All of our greatest filmmakers should be forgiven their misses. Particularly if they aren’t sacrificing their best narrative traits or storytelling identity. They can’t all be winners.
Director Asghar Farhadi has given us a creative downshift with his newest film Everybody Knows. The film stars Penelope Cruz as Laura, a woman returning to her home village in Spain for a family wedding. What begins as a joyous celebration immediately breaks down into long-held grudges and revealed secrets when her daughter is kidnapped during the ceremony. Javier Bardem as Laura’s former lover Paco becomes instrumental in her rescue as we discover that his ties to the family may be more strained than initially meets the eye.
The film features one of Farhadi’s most packed ensembles of characters, few of which receive enough focus or insight to make much of an impression. We struggle to keep each player straight, and the filmmaker seems equally confused in how essential each is to the narrative. Cruz is the most impressive, a loosened knot of suppressed anxieties, though hardly given a full spotlight.

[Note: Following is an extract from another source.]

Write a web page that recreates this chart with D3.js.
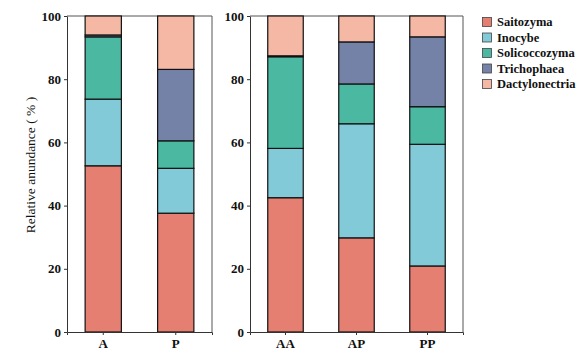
<!DOCTYPE html>
<html><head><meta charset="utf-8">
<script src="https://cdn.jsdelivr.net/npm/d3@7"></script>
<style>body{margin:0;background:#fff}svg{display:block}</style>
</head><body>
<svg id="c" width="583" height="359"></svg>
<script>
const genera = ["Saitozyma","Inocybe","Solicoccozyma","Trichophaea","Dactylonectria"];
const colors = ["#E47F72","#82CAD8","#4BB8A2","#7382A6","#F4B8A5"];
const groups1 = ["A","P"];
const groups2 = ["AA","AP","PP"];
// relative abundance (%) per genus, per group
const saitozyma     = {A:52.6, P:37.6, AA:42.5, AP:29.8, PP:20.9};
const inocybe       = {A:21.1, P:14.2, AA:15.6, AP:36.1, PP:38.5};
const solicoccozyma = {A:19.7, P:8.7,  AA:29.0, AP:12.6, PP:11.9};
const trichophaea   = {A:0.6,  P:22.6, AA:0.3,  AP:13.3, PP:22.1};
const dactylonectria= {A:6.0,  P:16.9, AA:12.6, AP:8.2,  PP:6.6};
const yTicks = [0,20,40,60,80,100];

const series = [saitozyma,inocybe,solicoccozyma,trichophaea,dactylonectria];
const svg = d3.select("#c");
const plotTop = 16, plotBottom = 332;
const y = d3.scaleLinear().domain([0,100]).range([plotBottom, plotTop]);
const font = "'Liberation Serif','Times New Roman',serif";

function panel(groups, x0, x1){
  const x = d3.scaleBand().domain(groups).range([x0,x1]).paddingInner(0.5).paddingOuter(0.25);
  const g = svg.append("g");
  const rows = groups.map(k => { const o={group:k}; genera.forEach((n,i)=>o[n]=series[i][k]); return o; });
  const stack = d3.stack().keys(genera)(rows);
  g.append("path").attr("d",`M${x0},${plotTop}H${x1}V${plotBottom}`).attr("fill","none").attr("stroke","#555").attr("stroke-width",1);
  stack.forEach((layer,i)=>{
    g.selectAll(null).data(layer).join("rect")
      .attr("x",d=>x(d.data.group)).attr("width",x.bandwidth())
      .attr("y",d=>y(d[1])).attr("height",d=>y(d[0])-y(d[1]))
      .attr("fill",colors[i]).attr("stroke","#111").attr("stroke-width",1.2);
  });
  const ya = g.append("g").attr("transform",`translate(${x0},0)`)
    .call(d3.axisLeft(y).tickValues(yTicks).tickSize(3).tickSizeOuter(0).tickPadding(3));
  const xa = g.append("g").attr("transform",`translate(0,${plotBottom})`)
    .call(d3.axisBottom(x).tickSize(3).tickSizeOuter(3).tickPadding(4));
  [ya,xa].forEach(a=>{
    a.selectAll("path,line").attr("stroke","#333");
    a.selectAll("text").attr("font-family",font).attr("font-weight","bold").attr("font-size","13px").attr("fill","#111");
  });
}
panel(groups1, 67, 212);
panel(groups2, 250, 463);

svg.append("text").attr("transform","translate(35,165) rotate(-90)")
  .attr("text-anchor","middle").attr("font-family",font).attr("font-size","13.5px").attr("fill","#111")
  .text("Relative anundance ( % )");

const leg = svg.append("g");
genera.forEach((n,i)=>{
  const yy = 22 + i*15.5;
  leg.append("rect").attr("x",482.5).attr("y",yy-4.5).attr("width",9).attr("height",9)
    .attr("fill",colors[i]).attr("stroke","#444").attr("stroke-width",0.8);
  leg.append("text").attr("x",497).attr("y",yy).attr("dy","0.35em")
    .attr("font-family",font).attr("font-weight","bold").attr("font-size","12.5px").attr("fill","#111").text(n);
});
</script>
</body></html>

But what makes Everybody Knows such a disappointment for Farhadi is his uncharacteristically miscalibrated delivery of the central drama. And it stands in such easy contrast to his previous works because his distinct voice is still present no matter the imprecision. His previous masterstrokes A Separation and The Salesman were tightly wound, delivering human surprises when least expected and with huge consequences. Everybody Knows’ secrets are either projected from the jump or arrive with inconsequential impact. Despite the emotional depth of Cruz and its large ensemble, the film unravels with a bit of a shrug. It’s an awfully long film for such inertia, too mired in its obvious reveals to develop its familial and cultural dynamics.
As a drama, it falls flat on the screen like a vice left wide open – formidable but enacting none of its potential force.
Everybody Knows does somewhat mark an upgrade in Farhadi’s visual prowess, even if you still wish the frame provided more narrative insight. Its handsomeness deceives the interrelational rot at its core, allowing some irony to our experience that is otherwise lacking in the script. It might look as murky as some of Farhadi’s other films, but the film shows him attempting to make his relationship between page and screen more formally mighty.
Though there is some humane observations about the economics of family legacy, Everybody Knows is mostly labored in ascribing them to character motivations. By the time the identity of the kidnapper is revealed, the red herrings and relationship textures at play have come to little end.